The government, however, has taken a series of measures to boost the corporate bond market and many more measures are in the pipeline.
Sebi is finalising draft regulations on corporate bonds. It is planning to simplify the issuance and listing of bonds, he said.
The minister said there is a need to develop a seamless pan-India market for corporate bonds, but there is different stamp duty rates imposed by different the state governments.
Chidambaram said he has asked the empowered committee of state finance ministers to consider it. Uniform stamp duty will increase the revenues of the states, not reduce it, he said.

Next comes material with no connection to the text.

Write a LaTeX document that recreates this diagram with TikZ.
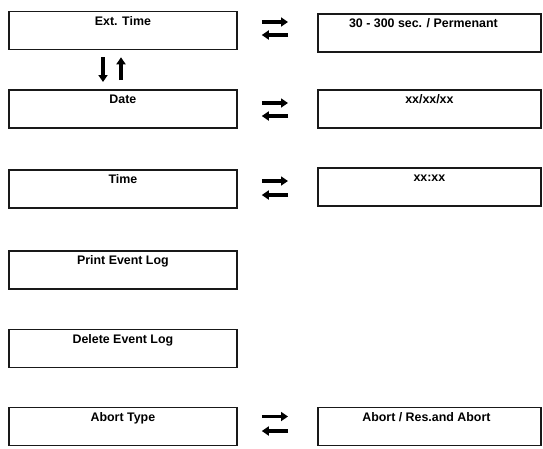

Responding to a query as to why the government has imposed restriction on investments by the foreign institutional investors (FIIs) in debt instruments, Chidambaram said it was an issue of monetary management. The RBI is cautious about expanding issuance of corporate bonds to the FIIs, he added. There is a scope for increase. But it is the regulator which has to take the call, he said. Responding to criticism that the government was not going ahead with reforms in the corporate bond market with any degree of urgency, the minister said the RH Patil Committee has made several suggestions to boost the market. The government has already accepted and implemented many of the suggestions. The withdrawal of TDS on bonds was a major step announced in the Budget, he said. We can look forward to implementation of the Patil Committee recommendations in a few months time, he said.